Menick v. Bruckman

In a proceeding, brought pursuant to article 78 of the Civil Practice Act, to review determination of the State Liquor Authority canceling petitioner’s license to sell beer, wine and liquor for on-premises consumption, declaring forfeiture of bond and directing surrender of license, proceeding sustained on the merits, determination annulled and respondents directed to restore license to petitioner, with fifty dollars costs and disbursements. Revocation for cause must be predicated upon a violation, either of the express *811provisions of the Alcoholic Beverage Control Law or of regulations promulgated by the Liquor Authority created thereunder which are in conformity with such law and in enforcement of its provisions.

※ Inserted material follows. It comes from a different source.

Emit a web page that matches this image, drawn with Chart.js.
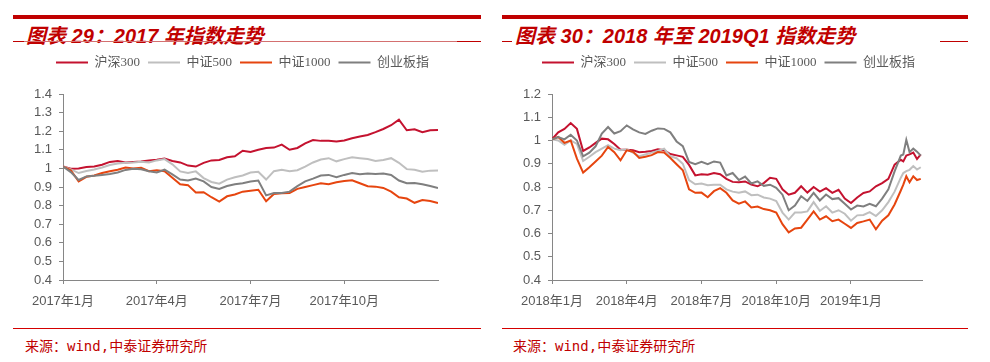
<!DOCTYPE html>
<html lang="zh-CN">
<head>
<meta charset="utf-8">
<script src="https://cdn.jsdelivr.net/npm/chart.js@4.4.1/dist/chart.umd.min.js"></script>
<style>
  html, body { margin: 0; padding: 0; background: #fff; }
  body { width: 990px; height: 362px; position: relative; overflow: hidden; }
  .bar-top { position: absolute; top: 15px; height: 4px; background: #c00000; }
  .rule { position: absolute; height: 1px; }
  .title {
    position: absolute; top: 20px; line-height: 20px;
    font: italic bold 20px "Liberation Sans", "Noto Sans CJK SC", sans-serif;
    color: #c00000; white-space: nowrap;
  }
  .source {
    position: absolute; top: 335px; line-height: 16px;
    font: 14px "DejaVu Sans Mono", "Noto Sans CJK SC", monospace;
    color: #c00000; white-space: nowrap;
  }
  canvas { position: absolute; top: 48px; }
</style>
</head>
<body>
  <!-- left panel frame -->
  <div class="bar-top" style="left:13px;width:468px"></div>
  <div class="title" style="left:26px">图表 29：2017 年指数走势</div>
  <div class="rule" style="top:41px;left:13px;width:11px;background:#c00000"></div>
  <div class="rule" style="top:41px;left:24px;width:433px;background:#d47070"></div>
  <div class="rule" style="top:41px;left:457px;width:24px;background:#c00000"></div>
  <canvas id="chart2017" width="495" height="262" style="left:0"></canvas>
  <div class="rule" style="top:328px;left:13px;width:468px;background:#d40000"></div>
  <div class="source" style="left:25px">来源：wind,中泰证券研究所</div>

  <!-- right panel frame -->
  <div class="bar-top" style="left:502px;width:466px"></div>
  <div class="title" style="left:515px">图表 30：2018 年至 2019Q1 指数走势</div>
  <div class="rule" style="top:41px;left:502px;width:10px;background:#c00000"></div>
  <div class="rule" style="top:41px;left:940px;width:28px;background:#c00000"></div>
  <canvas id="chart2018" width="495" height="262" style="left:495px"></canvas>
  <div class="rule" style="top:328px;left:502px;width:466px;background:#d40000"></div>
  <div class="source" style="left:513px">来源：wind,中泰证券研究所</div>

<script>
// ---------- Data: 2017 (x = months since 2017-01-01) ----------
const months2017 = [0, 0.25, 0.5, 0.75, 1, 1.25, 1.5, 1.75, 2, 2.25, 2.5, 2.75, 3, 3.25, 3.5, 3.75,
  4, 4.25, 4.5, 4.75, 5, 5.25, 5.5, 5.75, 6, 6.25, 6.5, 6.75, 7, 7.25, 7.5, 7.75,
  8, 8.25, 8.5, 8.75, 9, 9.25, 9.5, 9.75, 10, 10.25, 10.5, 10.75, 11, 11.25, 11.5, 11.75, 12];

const hs300_2017 = [1.01, 0.998, 1.0, 1.008, 1.01, 1.02, 1.035, 1.04, 1.032, 1.035, 1.037, 1.042, 1.046, 1.053, 1.04, 1.032,
  1.015, 1.01, 1.03, 1.043, 1.045, 1.06, 1.065, 1.095, 1.088, 1.1, 1.11, 1.112, 1.128, 1.1, 1.11, 1.135,
  1.152, 1.148, 1.148, 1.145, 1.15, 1.162, 1.172, 1.18, 1.195, 1.212, 1.232, 1.262, 1.205, 1.21, 1.195, 1.205, 1.207];
const zz500_2017 = [1.01, 0.995, 0.975, 0.986, 0.994, 1.005, 1.018, 1.026, 1.03, 1.032, 1.036, 1.032, 1.043, 1.05, 1.022, 0.984,
  0.976, 0.984, 0.948, 0.927, 0.918, 0.94, 0.952, 0.962, 0.978, 0.982, 0.94, 0.985, 0.993, 0.985, 0.99, 1.01,
  1.032, 1.048, 1.055, 1.038, 1.05, 1.06, 1.055, 1.05, 1.04, 1.045, 1.055, 1.03, 0.996, 0.993, 0.982, 0.988, 0.989];
const zz1000_2017 = [1.01, 0.99, 0.93, 0.955, 0.962, 0.975, 0.985, 0.993, 1.005, 1.0, 1.003, 0.985, 0.99, 0.985, 0.95, 0.915,
  0.91, 0.87, 0.872, 0.845, 0.822, 0.85, 0.86, 0.875, 0.88, 0.885, 0.823, 0.862, 0.866, 0.868, 0.89, 0.9,
  0.91, 0.92, 0.915, 0.925, 0.932, 0.936, 0.92, 0.904, 0.902, 0.895, 0.875, 0.845, 0.838, 0.815, 0.83, 0.825, 0.814];
const cyb_2017 = [1.01, 0.98, 0.938, 0.957, 0.96, 0.965, 0.97, 0.978, 0.992, 0.998, 0.995, 0.985, 0.978, 0.993, 0.968, 0.94,
  0.935, 0.945, 0.93, 0.9, 0.89, 0.905, 0.915, 0.92, 0.93, 0.935, 0.855, 0.868, 0.868, 0.875, 0.905, 0.93,
  0.945, 0.962, 0.965, 0.952, 0.965, 0.975, 0.968, 0.972, 0.97, 0.972, 0.965, 0.935, 0.92, 0.922, 0.915, 0.905, 0.895];

const ticks2017 = [0, 3, 6, 9];
const tickLabels2017 = ["2017年1月", "2017年4月", "2017年7月", "2017年10月"];

// ---------- Data: 2018 - 2019Q1 (x = months since 2018-01-01) ----------
const months2018 = [0, 0.25, 0.5, 0.75, 1, 1.25, 1.5, 1.75, 2, 2.25, 2.5, 2.75, 3, 3.25, 3.5, 3.75,
  4, 4.25, 4.5, 4.75, 5, 5.25, 5.5, 5.75, 6, 6.25, 6.5, 6.75, 7, 7.25, 7.5, 7.75,
  8, 8.25, 8.5, 8.75, 9, 9.25, 9.5, 9.75, 10, 10.25, 10.5, 10.75, 11, 11.25, 11.5, 11.75,
  12, 12.25, 12.5, 12.75, 13, 13.25, 13.5, 13.75, 14, 14.1, 14.22, 14.35, 14.5, 14.65, 14.8];

const hs300_2018 = [1.005, 1.035, 1.05, 1.075, 1.05, 0.955, 0.97, 0.99, 1.008, 1.005, 0.985, 0.96, 0.96, 0.958, 0.95, 0.952,
  0.955, 0.962, 0.958, 0.942, 0.936, 0.93, 0.895, 0.85, 0.855, 0.853, 0.86, 0.855, 0.835, 0.822, 0.82, 0.824,
  0.81, 0.803, 0.817, 0.84, 0.835, 0.79, 0.767, 0.775, 0.803, 0.776, 0.8, 0.78, 0.795, 0.775, 0.788, 0.75,
  0.731, 0.755, 0.774, 0.781, 0.803, 0.817, 0.835, 0.896, 0.917, 0.91, 0.935, 0.94, 0.948, 0.92, 0.94];
const zz500_2018 = [1.005, 1.0, 0.982, 1.0, 0.985, 0.912, 0.93, 0.95, 0.965, 0.98, 0.965, 0.958, 0.962, 0.948, 0.932, 0.94,
  0.948, 0.955, 0.965, 0.932, 0.924, 0.9, 0.83, 0.812, 0.815, 0.808, 0.81, 0.81, 0.79, 0.78, 0.775, 0.781,
  0.765, 0.767, 0.755, 0.75, 0.74, 0.69, 0.66, 0.69, 0.69, 0.695, 0.735, 0.697, 0.717, 0.69, 0.7, 0.685,
  0.655, 0.678, 0.68, 0.692, 0.675, 0.7, 0.735, 0.78, 0.84, 0.86, 0.868, 0.874, 0.89, 0.875, 0.885];
const zz1000_2018 = [1.005, 1.015, 0.99, 1.0, 0.922, 0.862, 0.885, 0.91, 0.935, 0.972, 0.95, 0.915, 0.958, 0.952, 0.925, 0.93,
  0.937, 0.95, 0.948, 0.925, 0.898, 0.872, 0.79, 0.775, 0.776, 0.756, 0.782, 0.795, 0.775, 0.742, 0.728, 0.738,
  0.712, 0.716, 0.705, 0.7, 0.69, 0.64, 0.605, 0.622, 0.625, 0.66, 0.695, 0.66, 0.674, 0.653, 0.66, 0.642,
  0.624, 0.645, 0.652, 0.66, 0.618, 0.655, 0.678, 0.725, 0.785, 0.81, 0.846, 0.82, 0.846, 0.83, 0.835];
const cyb_2018 = [1.005, 1.015, 1.005, 1.025, 1.0, 0.932, 0.948, 0.975, 1.03, 1.058, 1.03, 1.04, 1.065, 1.048, 1.035, 1.028,
  1.042, 1.052, 1.05, 1.035, 0.996, 0.976, 0.908, 0.898, 0.908, 0.898, 0.91, 0.905, 0.85, 0.86, 0.83, 0.845,
  0.815, 0.824, 0.805, 0.81, 0.796, 0.767, 0.7, 0.72, 0.76, 0.74, 0.775, 0.742, 0.768, 0.748, 0.752, 0.728,
  0.703, 0.72, 0.716, 0.728, 0.717, 0.75, 0.79, 0.867, 0.935, 0.94, 1.003, 0.95, 0.965, 0.952, 0.935];

const ticks2018 = [0, 3, 6, 9, 12];
const tickLabels2018 = ["2018年1月", "2018年4月", "2018年7月", "2018年10月", "2019年1月"];

const seriesNames = ["沪深300", "中证500", "中证1000", "创业板指"];
const seriesColors = ["#c4122f", "#bfbfbf", "#e6450f", "#7f7f7f"];

// ---------- Helpers ----------
const axisColor = "#868686";
const textColor = "#595959";

function toPoints(xs, ys) {
  return xs.map((x, i) => ({ x, y: ys[i] }));
}

// extra room under the legend row, and centre the row where the original has it
const legendPlace = {
  id: "legendPlace",
  beforeInit(chart) {
    const fit = chart.legend.fit;
    chart.legend.fit = function () {
      fit.bind(chart.legend)();
      this.height += 15;
    };
  },
  afterLayout(chart, args, opts) {
    const legend = chart.legend;
    legend.left = 0;
    legend.right = opts.center * 2;
  }
};

function makeChart(canvasId, months, series, cfg) {
  const ctx = document.getElementById(canvasId).getContext("2d");
  return new Chart(ctx, {
    type: "line",
    data: {
      datasets: series.map((vals, i) => ({
        label: seriesNames[i],
        data: toPoints(months, vals),
        borderColor: seriesColors[i],
        backgroundColor: seriesColors[i],
        borderWidth: 2,
        pointRadius: 0,
        tension: 0,
        order: series.length - i
      }))
    },
    options: {
      responsive: false,
      animation: false,
      devicePixelRatio: 1,
      layout: { padding: { left: 0, right: cfg.padRight, top: 0, bottom: 0 } },
      plugins: {
        tooltip: { enabled: false },
        legendPlace: { center: cfg.legendCenter },
        legend: {
          position: "top",
          labels: {
            usePointStyle: true,
            pointStyle: "line",
            pointStyleWidth: 32,
            padding: 8,
            color: textColor,
            font: { family: '"Liberation Serif", "Noto Sans CJK SC", serif', size: 13 },
            sort: (a, b) => a.datasetIndex - b.datasetIndex
          }
        }
      },
      scales: {
        x: {
          type: "linear",
          min: 0,
          max: cfg.xMax,
          border: { display: true, color: axisColor },
          grid: { display: true, drawOnChartArea: false, tickLength: 4, color: axisColor },
          afterBuildTicks: (scale) => {
            scale.ticks = cfg.ticks.map((v) => ({ value: v }));
          },
          afterFit: (scale) => { scale.height = 30; },
          ticks: {
            autoSkip: false,
            maxRotation: 0,
            padding: 10,
            color: textColor,
            font: { family: '"Liberation Sans", "Noto Sans CJK SC", sans-serif', size: 13 },
            callback: (v, i) => cfg.tickLabels[i]
          }
        },
        y: {
          min: 0.4,
          max: cfg.yMax,
          border: { display: true, color: axisColor },
          grid: { display: true, drawOnChartArea: false, tickLength: 4, color: axisColor },
          afterFit: (scale) => { scale.width = cfg.yWidth; },
          ticks: {
            stepSize: 0.1,
            padding: 7,
            color: textColor,
            font: { family: '"Liberation Sans", sans-serif', size: 13 },
            callback: (v) => String(Number(v.toFixed(1)))
          }
        }
      }
    },
    plugins: [legendPlace]
  });
}

// ---------- Charts ----------
makeChart("chart2017", months2017, [hs300_2017, zz500_2017, zz1000_2017, cyb_2017], {
  padRight: 57, yWidth: 63, xMax: 12, yMax: 1.4, legendCenter: 242.5,
  ticks: ticks2017, tickLabels: tickLabels2017
});

makeChart("chart2018", months2018, [hs300_2018, zz500_2018, zz1000_2018, cyb_2018], {
  padRight: 68, yWidth: 57, xMax: 14.85, yMax: 1.2, legendCenter: 233.5,
  ticks: ticks2018, tickLabels: tickLabels2018
});
</script>
</body>
</html>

No proof was adduced showing such violation with respect to the first and third charges preferred against petitioner. The first charge, to the effect that a hostess induced male patrons to purchase alcoholic beverages, in addition, was shown to have been unfounded by the testimony of the investigator of the Authority who voluntarily accosted such hostess and invited her to drink with him. The fact that she partook of colored water rather than alcohol, for which he paid, does not constitute an “ unfair trade practice ” as set forth in the third charge. The only charge which has as a basis a prohibition contained in the law is the second, to the effect that an intoxicated person was served with beer. Such violation was not proved by “ substantial common-law evidence of probative character.” (Matter of Yates v. Mulrooney, 245 App. Div. 146, 149.) The only proof adduced to support this charge was the bare conclusion of the investigator. No attempt was made to state the facts with respect to an unknown person’s actions, appearance or physical condition, which led the investigator to the conclusion that he was intoxicated, nor to show that from his seat at a table this witness was enabled to make such observation as would justify such a conclusion. Lazansky, P. J., Hagarty, Johnston, Taylor and Close, JJ., concur.